Worries over Brexit uncertainty for UK fashion industry

By Andrew Woodcock, Press Association Political Editor

Brexit is causing uncertainty for the £32 billion UK fashion industry, the head of the British Fashion Council has warned.

And leading designer Alexa Chung said she was worried about the possible impact of limits on freedom of movement for creative workers as a result of EU withdrawal.

Speaking as London Fashion Week began, BFC chairwoman Stephanie Phair told BBC Radio 4’s Today programme: “It is the uncertainty that makes it difficult for the industry to figure out how to plan for Brexit in their strategies.

“It is an industry that is complex. It requires manufacturing abroad, designing here, reshipping abroad. It is a mix of goods, services and talents.

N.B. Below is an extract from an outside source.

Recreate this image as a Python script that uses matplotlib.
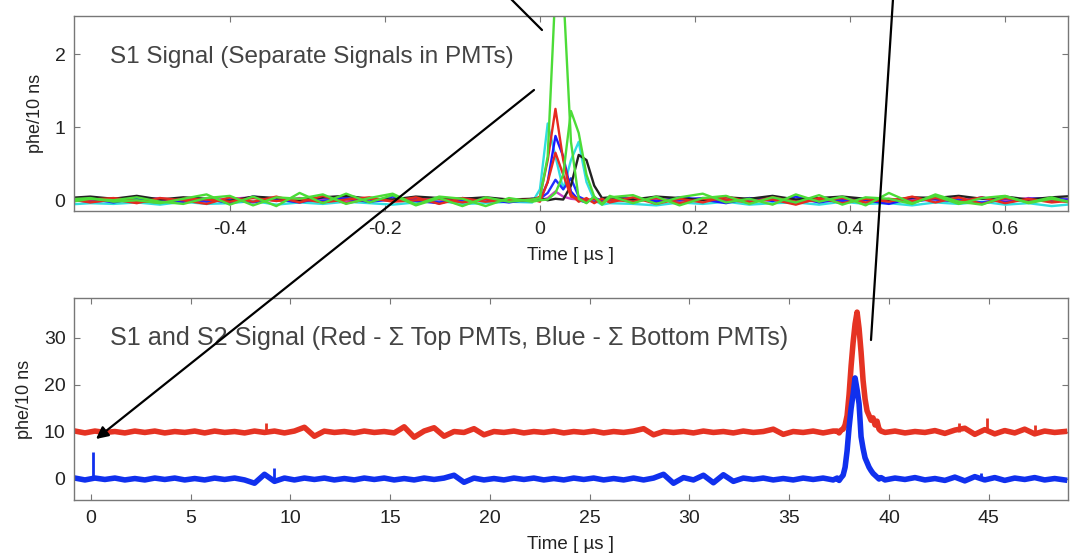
import matplotlib
matplotlib.use('Agg')
import matplotlib.pyplot as plt
import numpy as np
from matplotlib.text import Annotation

plt.rcParams['font.family'] = ['Liberation Sans', 'DejaVu Sans']

# ---- top panel: separate PMT traces (phe/10 ns vs time in us) ----
# sampling grid: coarse before/after the pulse, 10 ns through the pulse
t_top = np.concatenate([np.linspace(-0.61, -0.04, 20),
                        np.linspace(-0.01, 0.09, 11),
                        np.linspace(0.12, 0.69, 20)])

red_a = [0.02, -0.03, 0.01, -0.04, 0.03, 0.00, -0.05, 0.04, -0.02, 0.05, -0.03, 0.06, -0.04, 0.02, -0.01, 0.04, -0.05, 0.03, -0.02, 0.01,
         0.00, 0.05, 0.55, 1.25, 0.55, 0.08, -0.02, 0.03, -0.04, 0.02, -0.03,
         0.04, -0.05, 0.02, -0.03, 0.05, -0.02, 0.01, -0.06, 0.03, -0.04, 0.02, -0.02, 0.05, -0.03, 0.04, -0.05, 0.03, -0.02, 0.01, -0.04]
red_b = [-0.02, 0.01, 0.03, -0.01, -0.03, 0.02, 0.01, -0.02, 0.03, -0.01, 0.02, -0.03, 0.01, 0.04, -0.02, 0.00, 0.02, -0.03, 0.02, -0.01,
         0.01, -0.02, 0.25, 0.65, 0.35, 0.05, 0.02, -0.01, 0.02, -0.03, 0.01,
         -0.02, 0.03, -0.04, 0.02, 0.01, -0.03, 0.04, -0.02, 0.00, 0.03, -0.03, 0.02, -0.01, 0.03, -0.02, 0.04, -0.04, 0.02, -0.03, 0.00]
green_a = [0.01, 0.03, -0.02, 0.00, -0.04, 0.02, 0.08, -0.06, 0.05, -0.08, 0.10, -0.04, 0.09, -0.03, 0.07, -0.07, 0.03, -0.08, 0.04, -0.02,
           0.01, 0.03, 0.60, 2.90, 2.90, 0.80, 0.02, -0.04, 0.05, -0.06, 0.04,
           0.07, -0.05, 0.04, 0.09, -0.03, 0.02, -0.06, 0.08, -0.02, 0.05, -0.07, 0.10, -0.04, 0.06, -0.05, 0.03, 0.06, -0.04, 0.02, -0.03]
green_b = [-0.03, 0.02, 0.00, 0.04, -0.02, -0.05, 0.03, 0.06, -0.07, 0.04, 0.02, 0.08, -0.05, 0.03, 0.09, -0.06, 0.05, 0.02, -0.08, 0.03,
           -0.02, 0.00, 0.01, 0.10, 0.35, 1.22, 0.92, 0.35, 0.05, -0.05, 0.06,
           -0.04, 0.05, -0.07, 0.03, 0.06, -0.05, 0.04, -0.03, 0.07, -0.06, 0.04, 0.02, -0.05, 0.08, -0.02, -0.06, 0.05, -0.03, 0.04, -0.05]
blue_a = [-0.01, 0.02, -0.03, 0.03, 0.01, -0.02, 0.02, -0.04, 0.05, 0.01, -0.03, 0.04, 0.02, -0.02, 0.05, -0.01, -0.04, 0.03, 0.01, -0.03,
          0.02, 0.00, 0.25, 0.88, 0.60, 0.12, 0.00, -0.03, 0.04, -0.02, 0.01,
          0.03, -0.02, 0.04, 0.01, -0.04, 0.03, -0.01, 0.05, -0.03, 0.02, 0.00, -0.05, 0.03, 0.01, -0.02, 0.04, -0.03, 0.02, 0.03, -0.01]
blue_b = [0.01, -0.02, 0.00, 0.02, -0.01, 0.03, -0.02, 0.01, -0.03, 0.02, 0.00, -0.01, 0.03, -0.02, 0.01, 0.02, -0.03, 0.00, 0.02, -0.01,
          -0.01, 0.02, 0.10, 0.28, 0.15, 0.30, 0.05, 0.00, -0.02, 0.01, 0.00,
          0.02, -0.01, 0.00, 0.03, -0.02, 0.01, 0.02, -0.03, 0.01, -0.01, 0.03, 0.00, -0.02, 0.02, 0.01, -0.03, 0.02, 0.00, -0.01, 0.02]
cyan = [-0.06, -0.04, -0.05, -0.03, -0.06, -0.02, -0.05, -0.04, -0.01, -0.06, -0.03, -0.05, -0.02, -0.04, -0.06, -0.03, -0.01, -0.05, -0.04, -0.02,
        -0.03, 0.15, 1.05, 0.60, 0.15, 0.55, 0.80, 0.25, 0.00, -0.06, -0.04,
        -0.05, -0.07, -0.03, -0.05, -0.02, -0.06, -0.04, -0.03, -0.06, -0.02, -0.05, -0.04, -0.07, -0.03, -0.05, -0.02, -0.06, -0.04, -0.08, -0.05]
black = [0.03, 0.05, 0.02, 0.06, 0.01, 0.04, 0.02, -0.01, 0.05, 0.03, 0.00, 0.04, 0.06, 0.02, 0.01, 0.05, 0.03, 0.02, 0.04, 0.01,
         0.02, 0.03, 0.00, 0.02, 0.01, 0.20, 0.62, 0.55, 0.20, 0.03, 0.04,
         0.01, 0.05, 0.03, 0.00, 0.04, 0.02, 0.06, 0.01, 0.03, 0.05, 0.02, -0.01, 0.04, 0.03, 0.06, 0.02, 0.05, 0.01, 0.04, 0.06]
magenta = [0.00, -0.01, 0.02, 0.01, 0.03, -0.02, 0.00, 0.02, 0.04, -0.01, 0.03, 0.01, -0.02, 0.02, 0.00, 0.03, 0.01, -0.01, 0.02, 0.00,
           0.01, 0.00, 0.03, 0.12, 0.05, 0.02, 0.01, 0.00, 0.02, 0.01, 0.03,
           0.01, 0.02, -0.01, 0.03, 0.00, 0.02, 0.04, 0.01, -0.02, 0.03, 0.01, 0.00, 0.02, 0.04, 0.01, 0.02, -0.01, 0.03, 0.00, 0.02]

# ---- bottom panel: summed top (red, offset +10) and bottom (blue) PMTs ----
t_bot = np.concatenate([np.linspace(-0.8, 37.2, 77),
                        np.linspace(37.4, 39.6, 23),
                        np.linspace(39.8, 48.8, 19)])

sum_top = [10.2, 9.8, 10.2, 9.9, 10.1, 9.8, 10.2, 9.9, 10.2, 9.8,
           10.1, 9.9, 10.2, 9.8, 10.2, 9.9, 10.1, 9.8, 10.2, 9.9,
           10.2, 9.8, 10.2, 11.0, 9.1, 10.2, 9.9, 10.1, 9.8, 10.2,
           9.9, 10.1, 9.8, 11.1, 8.9, 10.2, 10.9, 9.1, 10.1, 9.9,
           10.7, 9.4, 10.1, 9.9, 10.2, 9.8, 10.1, 9.9, 10.2, 9.8,
           10.1, 9.9, 10.2, 9.8, 10.1, 9.9, 10.2, 10.7, 9.4, 10.1,
           9.9, 10.1, 9.8, 10.2, 9.9, 10.1, 9.8, 10.2, 9.9, 10.1,
           10.6, 9.5, 10.1, 9.9, 10.2, 9.8, 10.2,
           10.2, 9.8, 10.4, 10.6, 11.5, 13.5, 18.0, 24.0, 29.0, 33.0, 35.5, 32.0,
           27.0, 21.0, 17.0, 14.5, 13.5, 12.5, 13.0, 11.5, 12.3, 10.6, 10.2,
           9.9, 10.2, 9.8, 10.1, 9.9, 10.3, 9.7, 10.4, 10.8, 9.5,
           10.5, 9.6, 10.3, 9.8, 10.6, 9.6, 10.2, 9.9, 10.1]
sum_bottom = [0.2, -0.2, 0.2, -0.1, 0.2, -0.2, 0.1, -0.2, 0.2, -0.1,
              0.2, -0.2, 0.1, -0.2, 0.2, -0.1, 0.2, -0.2, -0.9, 1.0,
              -0.5, 0.2, -0.2, 0.2, -0.1, 0.2, -0.2, 0.1, -0.2, 0.2,
              -0.1, 0.2, -0.2, 0.1, -0.2, 0.2, -0.1, 0.2, 0.8, -0.7,
              0.2, -0.2, 0.1, -0.2, 0.2, -0.1, 0.2, -0.2, 0.1, -0.2,
              0.2, -0.1, 0.2, -0.2, 0.1, -0.2, 0.2, -0.2, 0.2, 1.0,
              -0.9, 0.3, -0.2, 0.8, -0.8, 0.9, -0.5, 0.2, -0.1, 0.2,
              -0.2, 0.1, -0.2, 0.2, -0.1, 0.2, -0.2,
              0.2, -0.3, 0.3, 0.8, 2.5, 6.0, 11.0, 15.0, 18.0, 21.5, 19.0, 16.0,
              9.0, 6.5, 4.5, 3.5, 2.5, 1.8, 1.2, 0.8, 0.4, 0.0, 0.3,
              -0.2, 0.2, -0.1, 0.3, -0.2, 0.1, -0.3, 0.4, -0.4, 0.5,
              -0.2, 0.3, -0.3, 0.2, -0.1, 0.3, -0.2, 0.1, -0.2]

# narrow single-sample spikes
top_spike_t = [8.8, 43.5, 44.9, 47.3]
top_spike_y = [12.0, 11.9, 12.9, 11.5]
bottom_spike_t = [0.1, 9.2, 44.6]
bottom_spike_y = [5.7, 2.3, 1.3]

fig = plt.figure(figsize=(10.78, 5.56), dpi=100)
ax1 = fig.add_axes([0.0686, 0.6205, 0.9221, 0.3507])
ax2 = fig.add_axes([0.0686, 0.1007, 0.9221, 0.3633])

top_traces = [(cyan, '#30dede'), (magenta, '#c83cc8'), (blue_b, '#2030ff'),
              (blue_a, '#1a1aff'), (black, '#222222'), (red_b, '#e52a20'),
              (red_a, '#e52a20'), (green_b, '#4cdc38'), (green_a, '#4cdc38')]
for vals, col in top_traces:
    ax1.plot(t_top, vals, color=col, lw=1.7)

ax2.plot(t_bot, sum_top, color='#e53323', lw=4)
ax2.vlines(top_spike_t, 10, top_spike_y, color='#e53323', lw=2)
ax2.plot(t_bot, sum_bottom, color='#1030ee', lw=4)
ax2.vlines(bottom_spike_t, 0, bottom_spike_y, color='#1030ee', lw=2)

ax1.set_xlim(-0.601, 0.681)
ax1.set_ylim(-0.147, 2.52)
ax1.set_xticks([-0.4, -0.2, 0, 0.2, 0.4, 0.6])
ax1.set_xticklabels(['-0.4', '-0.2', '0', '0.2', '0.4', '0.6'])
ax1.set_yticks([0, 1, 2])

ax2.set_xlim(-0.85, 48.97)
ax2.set_ylim(-4.47, 38.5)
ax2.set_xticks([0, 5, 10, 15, 20, 25, 30, 35, 40, 45])
ax2.set_yticks([0, 10, 20, 30])

for ax in (ax1, ax2):
    ax.tick_params(direction='in', top=True, right=True, length=4, width=0.8,
                   color='#777777', labelsize=14, labelcolor='#222222')
    ax.tick_params(axis='x', pad=7)
    ax.tick_params(axis='y', pad=6)
    for s in ax.spines.values():
        s.set_color('#777777')
        s.set_linewidth(1.0)
    ax.set_xlabel('Time [ µs ]', fontsize=13.5, color='#222222', labelpad=7)
    ax.set_ylabel('phe/10 ns', fontsize=13, color='#222222', labelpad=8)

ax1.text(0.036, 0.79, 'S1 Signal (Separate Signals in PMTs)', transform=ax1.transAxes,
         fontsize=17.5, color='#444444', va='center', ha='left')
ax2.text(0.036, 0.80, 'S1 and S2 Signal (Red - Σ Top PMTs, Blue - Σ Bottom PMTs)',
         transform=ax2.transAxes, fontsize=18.1, color='#444444', va='center', ha='left')

# hand-drawn pointer lines (figure pixel coordinates, origin bottom-left)
pointers = [((511, 557), (542, 526), '-'),
            ((534, 466), (96, 117), '-|>'),
            ((893, 557), (871, 216), '-')]
for start, end, style in pointers:
    ann = Annotation('', xy=end, xytext=start, xycoords='figure pixels',
                     textcoords='figure pixels', annotation_clip=False,
                     arrowprops=dict(arrowstyle=style, color='black', lw=1.6,
                                     mutation_scale=18, shrinkA=0, shrinkB=0))
    fig.add_artist(ann)

fig.savefig('out.png', dpi=100)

“So what we are talking to Government about is really frictionless borders, tariff-free access to the EU and the ability for talent to move, the free movement of people. We continue to have these conversations.”

Ms Phair said she was “optimistic” about ensuring visas continue to be available for models and other top talent to move between fashion week events around the world.

Asked what impact a no-deal Brexit would have, she said: “We don’t know, because we don’t know what that no-deal Brexit would look like.”

The director of international business at the UK Fabric and Textiles Association, Paul Algar, said Brexit was “unhelpful” to the industry.

London Fashion Week is one of the industry’s main global showcases (Isabel Infantes/PA)

“A lot of companies found that on June 24 (2016), with a weak pound, their costs for dyes and raw materials went up,” Mr Algar told Today.

“If we are manufacturing products here and there is no deal, then we are looking at tariffs to get merchandise into Europe of 15%-20%, depending on the product, and that will have a knock-on effect.

“The EU is our largest export market by far. Orders taken in September at London Fashion Week will be delivered in January, February and March next year, so buyers will be thinking, ‘Am I going to buy from this British designer or this British brand and not know whether I am going to have to pay duty, or know whether there are going to be queues at Dover?’

“It creates an element of doubt which, to put it mildly, is unhelpful.”

Asked about the impact of Brexit on her multinational operations, Ms Chung told the programme: “This is something that I have fears about. Our warehouse is in the Netherlands, there are British people in here, but we also have lots of talented people from all over the world, so that worries me.

“I think it takes that kind of melting pot of cultures and perspectives to make something creatively interesting, so if that is limited then I am sure it would have an impact on what we are making here.

“I don’t know what’s going to happen. I do have concerns for my business and how that is going to fare.”